[Footnote 1: It is engraved in Gori's "Thesaurus," and described in
Münter's "Sinnbilder.">[

I may as well add that the Virgin, in this character of mysterious, and religious, and most pure maternity, is venerated under the title of La Madonna del Parto.[1]

[Footnote 1: Every one who has visited Naples will remember the church on the Mergellina, dedicated to the Madonna del Parto, where lies, beneath his pagan tomb, the poet Sannazzaro. Mr. Hallam, in a beautiful passage of his "History of the Literature of Europe," has pointed out the influence of the genius of Tasso on the whole school of Bolognese painters of that time. Not less striking was the influence of Sannazzaro and his famous poem on the Nativity (De Partû Virginis), on the contemporary productions of Italian art, and more particularly as regards the subject under consideration: I can trace it through all the schools of art, from Milan to Naples, during the latter half of the sixteenth century. Of Sannazzaro's poem, Mr. Hallam says, that "it would be difficult to find its equal for purity, elegance, and harmony of versification." It is not the less true, that even its greatest merits as a Latin poem exercised the most perverse influence on the religious art of that period. It was, indeed, only one of the many influences which may be said to have demoralized the artists of the sixteenth century, but it was one of the greatest.]

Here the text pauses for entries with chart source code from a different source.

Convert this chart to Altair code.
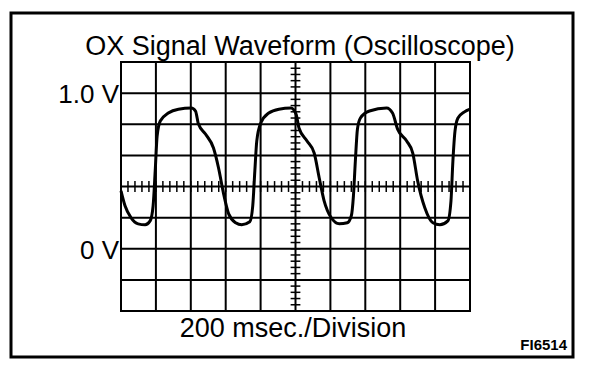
import altair as alt
import pandas as pd

# Trace (time in ms, voltage in V)
t_ms = [0, 23, 58, 98, 138, 167, 184, 196, 207, 225, 271, 329, 403, 427, 444, 484, 530, 559, 588, 617,
        657, 692, 738, 755, 767, 778, 801, 847, 905, 974, 1003, 1020, 1066, 1107, 1136, 1164, 1205, 1251,
        1297, 1320, 1332, 1343, 1355, 1372, 1424, 1522, 1556, 1585, 1637, 1672, 1700, 1741, 1787, 1827,
        1873, 1891, 1902, 1914, 1931, 1966, 2000]
volts = [0.372, 0.276, 0.199, 0.160, 0.154, 0.179, 0.276, 0.50, 0.724, 0.821, 0.872, 0.897, 0.904, 0.885,
         0.801, 0.737, 0.647, 0.519, 0.353, 0.224, 0.167, 0.154, 0.173, 0.276, 0.50, 0.692, 0.808, 0.872,
         0.897, 0.904, 0.865, 0.776, 0.692, 0.615, 0.455, 0.308, 0.199, 0.160, 0.167, 0.212, 0.340, 0.564,
         0.769, 0.840, 0.885, 0.904, 0.872, 0.769, 0.692, 0.615, 0.436, 0.263, 0.167, 0.154, 0.179, 0.308,
         0.564, 0.756, 0.840, 0.878, 0.897]

time_grid = [0, 200, 400, 600, 800, 1000, 1200, 1400, 1600, 1800, 2000]
volt_grid = [-0.4, -0.2, 0.0, 0.2, 0.4, 0.6, 0.8, 1.0, 1.2]
minor_time = [t for t in range(0, 2001, 40)]
minor_volt = [round(-0.4 + 0.04 * i, 2) for i in range(41)]
volt_labels = ["1.0 V", "0 V"]
volt_label_vals = [1.0, 0.0]

W, H = 349, 249
FONT = "Liberation Sans"

xs = alt.Scale(domain=[0, 2000], nice=False, zero=False)
ys = alt.Scale(domain=[-0.4, 1.2], nice=False, zero=False)


def X(field):
    return alt.X(field, scale=xs, axis=None)


def Y(field):
    return alt.Y(field, scale=ys, axis=None)


trace = pd.DataFrame({"t": t_ms, "v": volts})

vgrid = alt.Chart(pd.DataFrame({"t": time_grid, "y0": -0.4, "y1": 1.2})).mark_rule(
    color="black", strokeWidth=2).encode(x=X("t:Q"), y=Y("y0:Q"), y2="y1:Q")
hgrid = alt.Chart(pd.DataFrame({"v": volt_grid, "x0": 0, "x1": 2000})).mark_rule(
    color="black", strokeWidth=2).encode(y=Y("v:Q"), x=X("x0:Q"), x2="x1:Q")

hticks = alt.Chart(pd.DataFrame({"t": minor_time, "y0": 0.365, "y1": 0.435})).mark_rule(
    color="black", strokeWidth=1.5).encode(x=X("t:Q"), y=Y("y0:Q"), y2="y1:Q")
vticks = alt.Chart(pd.DataFrame({"v": minor_volt, "x0": 972, "x1": 1028})).mark_rule(
    color="black", strokeWidth=1.5).encode(y=Y("v:Q"), x=X("x0:Q"), x2="x1:Q")

line = alt.Chart(trace).mark_line(color="black", strokeWidth=3, interpolate="monotone").encode(
    x=X("t:Q"), y=Y("v:Q"))

vlab = alt.Chart(pd.DataFrame({"lab": volt_labels, "v": volt_label_vals})).mark_text(
    font=FONT, fontSize=26, align="right", baseline="alphabetic", dy=10, color="black").encode(
    y=Y("v:Q"), x=alt.value(-2), text="lab:N")

title = alt.Chart(pd.DataFrame({"s": ["OX Signal Waveform (Oscilloscope)"]})).mark_text(
    font=FONT, fontSize=27, align="center", baseline="alphabetic", color="black").encode(
    x=alt.value(179), y=alt.value(-7), text="s:N")
xlab = alt.Chart(pd.DataFrame({"s": ["200 msec./Division"]})).mark_text(
    font=FONT, fontSize=27, align="center", baseline="alphabetic", color="black").encode(
    x=alt.value(172), y=alt.value(H + 26), text="s:N")
code = alt.Chart(pd.DataFrame({"s": ["FI6514"]})).mark_text(
    font=FONT, fontSize=15, fontWeight="bold", align="right", baseline="alphabetic", color="black").encode(
    x=alt.value(446), y=alt.value(H + 39), text="s:N")
frame = alt.Chart(pd.DataFrame({"k": [0]})).mark_rect(fill=None, stroke="black", strokeWidth=3).encode(
    x=alt.value(-110), x2=alt.value(452), y=alt.value(-49), y2=alt.value(295))

chart = alt.layer(vgrid, hgrid, hticks, vticks, line, vlab, title, xlab, code, frame).properties(
    width=W, height=H,
    padding={"left": 113, "top": 54, "right": 128, "bottom": 54},
    autosize=alt.AutoSizeParams(type="none"),
    background="white",
).configure_view(stroke="black", strokeWidth=2)

chart.save("out.html", embed_options={"renderer": "svg", "actions": False})
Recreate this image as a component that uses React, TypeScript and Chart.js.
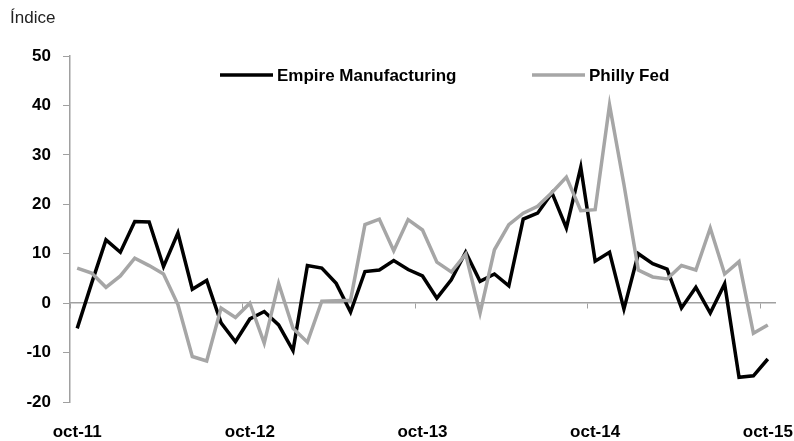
import React, { useEffect, useRef } from "react";
import { Chart, registerables } from "chart.js";

Chart.register(...registerables);

const monthNames = ["oct", "nov", "dic", "ene", "feb", "mar", "abr", "may", "jun", "jul", "ago", "sep"];
const startYear = 11;
const monthCount = 49;
const categories: string[] = Array.from({ length: monthCount }, (_, i) => {
  const m = i % 12;
  const yr = startYear + Math.floor((i + 9) / 12);
  return `${monthNames[m]}-${yr}`;
});

const empireValues = [
  -5.1, 4.0, 12.8, 10.3, 16.5, 16.4, 7.4, 14.2, 2.8, 4.6, -4.0, -7.8,
  -3.2, -1.7, -4.4, -9.6, 7.6, 7.1, 4.0, -1.8, 6.4, 6.7, 8.6, 6.8,
  5.5, 1.0, 4.7, 10.3, 4.4, 5.9, 3.5, 17.0, 18.2, 22.3, 15.2, 27.5,
  8.5, 10.3, -1.2, 10.0, 8.0, 6.9, -1.0, 3.2, -2.0, 3.9, -15.0, -14.7,
  -11.3,
];

const phillyValues = [
  7.1, 6.1, 3.2, 5.5, 9.1, 7.6, 5.9, -0.3, -10.8, -11.7, -1.0, -2.9,
  0.0, -8.1, 4.0, -5.1, -7.9, 0.4, 0.5, 0.6, 15.9, 17.0, 10.6, 16.9,
  14.8, 8.3, 6.3, 9.9, -2.0, 10.8, 15.9, 18.2, 19.6, 22.4, 25.5, 18.7,
  18.9, 40.1, 24.0, 6.7, 5.3, 4.9, 7.6, 6.7, 15.2, 5.9, 8.4, -6.1,
  -4.4,
];

const yTicks = [-20, -10, 0, 10, 20, 30, 40, 50];
const seriesNames = ["Empire Manufacturing", "Philly Fed"];
const yAxisTitle = "Índice";

const FONT = "'Liberation Sans', Arial, sans-serif";
const AXIS_GRAY = "#A0A0A0";
const SERIES_GRAY = "#A6A6A6";

const overlayPlugin = {
  id: "overlay",
  afterDraw(chart: any) {
    const ctx = chart.ctx;
    ctx.save();
    ctx.fillStyle = "#222";
    ctx.font = `17px ${FONT}`;
    ctx.textAlign = "left";
    ctx.textBaseline = "alphabetic";
    ctx.fillText(yAxisTitle, 10, 23);
    const items = [
      { x: 220, name: seriesNames[0], color: chart.data.datasets[0].borderColor },
      { x: 532, name: seriesNames[1], color: chart.data.datasets[1].borderColor },
    ];
    const ly = 75;
    ctx.font = `bold 17px ${FONT}`;
    ctx.textBaseline = "middle";
    items.forEach((it) => {
      ctx.strokeStyle = it.color;
      ctx.lineWidth = 3.5;
      ctx.beginPath();
      ctx.moveTo(it.x, ly);
      ctx.lineTo(it.x + 53, ly);
      ctx.stroke();
      ctx.fillStyle = "#000";
      ctx.fillText(it.name, it.x + 57, ly + 1);
    });
    ctx.restore();
  },
};

export default function App() {
  const canvasRef = useRef<HTMLCanvasElement | null>(null);

  useEffect(() => {
    if (!canvasRef.current) return;
    const chart = new Chart(canvasRef.current, {
      type: "line",
      data: {
        labels: categories,
        datasets: [
          {
            label: seriesNames[0],
            data: empireValues,
            borderColor: "#000000",
            backgroundColor: "#000000",
            borderWidth: 3.5,
            pointRadius: 0,
            tension: 0,
            order: 1,
            xAxisID: "x",
          },
          {
            label: seriesNames[1],
            data: phillyValues,
            borderColor: SERIES_GRAY,
            backgroundColor: SERIES_GRAY,
            borderWidth: 3.5,
            pointRadius: 0,
            tension: 0,
            order: 0,
            xAxisID: "x",
          },
        ],
      },
      options: {
        animation: false,
        responsive: true,
        maintainAspectRatio: false,
        layout: { padding: { top: 56, right: 19, left: 0, bottom: 0 } },
        plugins: {
          legend: { display: false },
          tooltip: { enabled: false },
          title: { display: false },
        },
        scales: {
          x: {
            type: "category",
            position: { y: 0 } as any,
            offset: true,
            grid: {
              offset: true,
              drawOnChartArea: false,
              drawTicks: true,
              tickLength: 5,
              tickColor: (c: any) => (c.index % 12 === 0 && c.index < monthCount ? AXIS_GRAY : "rgba(0,0,0,0)"),
            },
            border: { display: true, color: AXIS_GRAY, width: 1.5 },
            ticks: { display: false, autoSkip: false },
          },
          x2: {
            type: "category",
            position: "bottom",
            offset: true,
            grid: { display: false, offset: true },
            border: { display: false },
            ticks: {
              autoSkip: false,
              maxRotation: 0,
              minRotation: 0,
              padding: 12,
              color: "#000",
              font: { family: FONT, size: 17, weight: "bold" },
              callback: (_v: any, idx: number) => (idx % 12 === 0 ? categories[idx] : ""),
            },
            afterFit: (s: any) => {
              s.height = 39;
              s.paddingLeft = 0;
              s.paddingRight = 0;
            },
          },
          y: {
            type: "linear",
            min: yTicks[0],
            max: yTicks[yTicks.length - 1],
            afterBuildTicks: (s: any) => {
              s.ticks = yTicks.map((v) => ({ value: v }));
            },
            grid: {
              drawOnChartArea: false,
              drawTicks: true,
              tickLength: 7,
              tickColor: AXIS_GRAY,
            },
            border: { display: true, color: AXIS_GRAY, width: 1.5 },
            ticks: {
              padding: 12,
              color: "#000",
              font: { family: FONT, size: 17, weight: "bold" },
            },
            afterFit: (s: any) => {
              s.width = 70;
              s.paddingTop = 0;
              s.paddingBottom = 0;
            },
          },
        },
      },
      plugins: [overlayPlugin],
    });
    return () => chart.destroy();
  }, []);

  return (
    <div style={{ position: "fixed", left: 0, top: 0, width: 794, height: 441, background: "#fff" }}>
      <canvas ref={canvasRef} />
    </div>
  );
}
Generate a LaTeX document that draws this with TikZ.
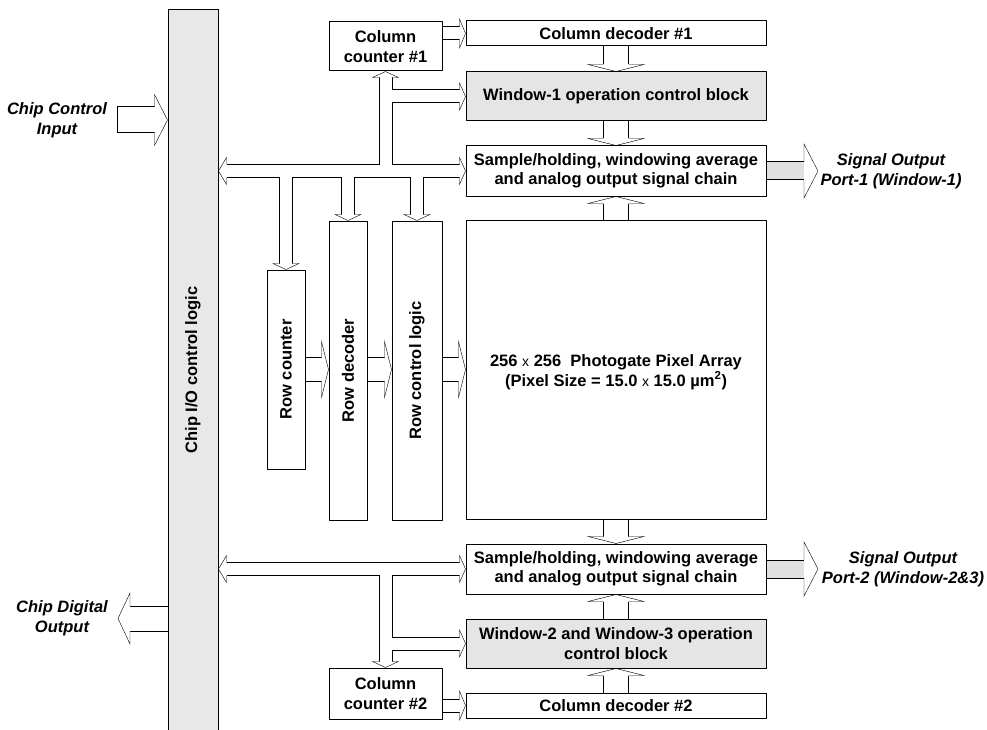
\documentclass[tikz,border=0pt]{standalone}
\usepackage{fontspec}
\setmainfont{Liberation Sans}
\usetikzlibrary{calc,backgrounds}
\tikzset{
  blk/.style={draw,line width=1pt,fill=white,inner sep=0pt,align=center,
    font=\fontsize{16.5}{19.5}\selectfont\bfseries},
  grau/.style={blk,fill=black!10},
  txt/.style={inner sep=0pt,align=center,font=\fontsize{16.5}{19.5}\selectfont\bfseries},
  ausz/.style={inner sep=0pt,align=center,font=\fontsize{16.5}{19.5}\selectfont\bfseries\itshape},
}
\def\mal{{\mdseries\fontsize{14}{14}\selectfont x}}
\begin{document}
\begin{tikzpicture}[x=1pt,y=1pt,line width=1pt,line join=round]
\useasboundingbox (0,0) rectangle (987,-730);

% chip I/O bar
\node[blk,fill=black!9,minimum width=50,minimum height=740,anchor=north] (bar) at (193,-9) {};
\node[txt,rotate=90] (bart) at (193,-370) {Chip I/O control logic};

% column side, top
\node[blk,minimum width=113,minimum height=49] (cc1) at (385.5,-46.5) {Column\\counter \#1};
\node[blk,minimum width=300,minimum height=25] (cd1) at (616,-33.5) {Column decoder \#1};
\node[grau,minimum width=300,minimum height=49] (w1) at (616,-96.5) {Window-1 operation control block};
\node[blk,minimum width=300,minimum height=50] (sh1) at (616,-171) {Sample/holding, windowing average\\and analog output signal chain};

% pixel array
\node[blk,minimum width=300,minimum height=299] (pa) at (616,-369.5) {};
\node[txt] (pat) at (616,-372) {256 \mal{} 256 \ Photogate Pixel Array\\(Pixel Size = 15.0 \mal{} 15.0 µm\textsuperscript{2})};

% column side, bottom
\node[blk,minimum width=300,minimum height=50] (sh2) at (616,-569) {Sample/holding, windowing average\\and analog output signal chain};
\node[grau,minimum width=300,minimum height=49] (w23) at (616,-643.5) {Window-2 and Window-3 operation\\control block};
\node[blk,minimum width=300,minimum height=25] (cd2) at (616,-705.5) {Column decoder \#2};
\node[blk,minimum width=113,minimum height=51] (cc2) at (385.5,-693.5) {Column\\counter \#2};

% row side
\node[blk,minimum width=38,minimum height=199] (rc) at (286,-369.5) {};
\node[blk,minimum width=38,minimum height=299] (rd) at (348,-370.5) {};
\node[blk,minimum width=50,minimum height=299] (rl) at (417,-370.5) {};
\node[txt,rotate=90] (rct) at (rc) {Row counter};
\node[txt,rotate=90] (rdt) at (rd) {Row decoder};
\node[txt,rotate=90] (rlt) at (rl) {Row control logic};

% outside labels
\node[ausz] (cint) at (57,-120) {Chip Control\\Input};
\node[ausz] (coutt) at (62,-618) {Chip Digital\\Output};
\node[ausz] (so1t) at (891,-171) {Signal Output\\Port-1 (Window-1)};
\node[ausz] (so2t) at (903,-569) {Signal Output\\Port-2 (Window-2\&3)};

\coordinate (cin) at (117,-120);
\coordinate (cout) at (118,-618.5);
\coordinate (so1) at (818,-171);
\coordinate (so2) at (818,-569);
\coordinate (o1) at (sh1.west -| bar.east);
\coordinate (o2) at (sh2.west -| bar.east);

% head: #1 tail, #2 tip, #3 shaft half width, #4 head half width, #5 head length
\def\spitze#1#2#3#4#5{%
\coordinate (fb) at ($#2!#5!#1$);
\filldraw[fill=white] ($(fb)!#3!90:#2$) -- ($(fb)!#4!90:#2$) -- #2
	-- ($(fb)!#4!-90:#2$) -- ($(fb)!#3!-90:#2$);
}
% hollow arrow, #6 inner colour
\def\pfeil#1#2#3#4#5#6{%
\coordinate (fb) at ($#2!#5!#1$);
\draw[line width=2*#3+1pt] #1 -- (fb);
\draw[#6,line width=2*#3-1pt] #1 -- (fb);
\spitze{#1}{#2}{#3}{#4}{#5}
}

\def\busweg{%
($(o1)!8pt!(sh1.west)$) -- ($(sh1.west)!6pt!(o1)$)
(cc1.south |- o1) -- ($(cc1.south)+(0,-6)$)
(cc1.south |- w1.west) -- ($(w1.west)+(-6,0)$)
(rc.north |- o1) -- ($(rc.north)+(0,6)$)
(rd.north |- o1) -- ($(rd.north)+(0,6)$)
(rl.north |- o1) -- ($(rl.north)+(0,6)$)
($(o2)!8pt!(sh2.west)$) -- ($(sh2.west)!6pt!(o2)$)
(cc2.north |- o2) -- ($(cc2.north)+(0,6)$)
(cc2.north |- w23.west) -- ($(w23.west)+(-6,0)$)
}

\begin{pgfonlayer}{background}
% buses
\draw[line width=14pt] \busweg;
\draw[white,line width=12pt] \busweg;
\spitze{(sh1.west)}{(o1)}{6.5pt}{13.5pt}{8pt}
\spitze{(o1)}{(sh1.west)}{6.5pt}{13.5pt}{6pt}
\spitze{(cc1.south |- o1)}{(cc1.south)}{6.5pt}{13pt}{6pt}
\spitze{(cc1.south |- w1.west)}{(w1.west)}{6.5pt}{13.5pt}{6pt}
\spitze{(rc.north |- o1)}{(rc.north)}{6.5pt}{13pt}{6pt}
\spitze{(rd.north |- o1)}{(rd.north)}{6.5pt}{13pt}{6pt}
\spitze{(rl.north |- o1)}{(rl.north)}{6.5pt}{13pt}{6pt}
\spitze{(sh2.west)}{(o2)}{6.5pt}{13.5pt}{8pt}
\spitze{(o2)}{(sh2.west)}{6.5pt}{13.5pt}{6pt}
\spitze{(cc2.north |- o2)}{(cc2.north)}{6.5pt}{13pt}{6pt}
\spitze{(cc2.north |- w23.west)}{(w23.west)}{6.5pt}{13.5pt}{6pt}

% block arrows
\pfeil{(cd1.south)}{(w1.north)}{12.5pt}{28pt}{7pt}{white}
\pfeil{(w1.south)}{(sh1.north)}{12.5pt}{28pt}{7pt}{white}
\pfeil{(pa.north)}{(sh1.south)}{12.5pt}{28pt}{7pt}{white}
\pfeil{(pa.south)}{(sh2.north)}{12.5pt}{28pt}{7pt}{white}
\pfeil{(w23.north)}{(sh2.south)}{12.5pt}{28pt}{7pt}{white}
\pfeil{(cd2.north)}{(w23.south)}{12.5pt}{28pt}{7pt}{white}
\pfeil{(rc.east)}{(rc.east -| rd.west)}{12pt}{28pt}{7pt}{white}
\pfeil{(rc.east -| rd.east)}{(rc.east -| rl.west)}{12pt}{28pt}{7pt}{white}
\pfeil{(rc.east -| rl.east)}{(rc.east -| pa.west)}{12pt}{28pt}{7pt}{white}
\pfeil{(cd1.west -| cc1.east)}{(cd1.west)}{6.5pt}{14.5pt}{6pt}{white}
\pfeil{(cd2.west -| cc2.east)}{(cd2.west)}{6.5pt}{14.5pt}{6pt}{white}

% chip in/out and signal outputs
\pfeil{(cin)}{(cin -| bar.west)}{13pt}{25.5pt}{13pt}{white}
\draw ($(cin)+(0,13)$) -- ($(cin)+(0,-13)$);
\pfeil{(cout -| bar.west)}{(cout)}{12.5pt}{25.5pt}{12pt}{white}
\pfeil{(sh1.east)}{(so1)}{9pt}{27pt}{14pt}{black!12}
\pfeil{(sh2.east)}{(so2)}{9pt}{27pt}{14pt}{black!12}
\end{pgfonlayer}

\end{tikzpicture}
\end{document}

The Nativity of our Saviour, like the Annunciation, has been treated in two ways, as a mystery and as an event, and we must be careful to discriminate between them.

THE NATIVITY AS A MYSTERY.

In the first sense the artist has intended simply to express the advent of the Divinity on earth in the form of an Infant, and the motif is clearly taken from a text in the Office of the Virgin, Virgo quem genuit, adoravit. In the beautiful words of Jeremy Taylor, "She blessed him, she worshipped him, and she thanked him that he would be born of her;" as, indeed, many a young mother has done before and since, when she has hung in adoration over the cradle of her first-born child;—but here the child was to be a descended God; and nothing, as it seems to me, can be more graceful and more profoundly suggestive than the manner in which some of the early Italian artists have expressed this idea. When, in such pictures, the locality is marked by the poor stable, or the rough rocky cave, it becomes "a temple full of religion, full of glory, where angels are the ministers, the holy Virgin the worshipper, and Christ the Deity." Very few accessories are admitted, merely such as serve to denote that the subject is "a Nativity," properly so called, and not the "Madre Pia," as already described. The divine Infant lies in the centre of the picture, sometimes on a white napkin, sometimes with no other bed than the flowery turf; sometimes his head rests on a wheat-sheaf, always here interpreted as "the bread of life." He places his finger on his lip, which expresses the Verbum sum (or, Vere Verbum hoc est abbreviatum), "I am the word," or "I am the bread of life" (Ego sum panis ille vitæ. John vi. 48), and fixes his eyes on the heavens above, where the angels are singing the Gloria in excelsis. In one instance, I remember, an angel holds up the cross before him; in another, he grasps it in his hand; or it is a nail, or the crown of thorns, anticipative of his earthly destiny. The Virgin kneels on one side; St. Joseph, when introduced, kneels on the other; and frequently angels unite with them in the act of adoration, or sustain the new-born Child. In this poetical version of the subject, Lorenzo di Credi, Perugino, Francia, and Bellini, excelled all others[1]. Lorenzo, in particular, became quite renowned for the manner in which he treated it, and a number of beautiful compositions from his hand exist in the Florentine and other galleries.

[Footnote 1: There are also most charming examples in sculpture by Luca della Robbia, Donatello, and other masters of the Florentine school.]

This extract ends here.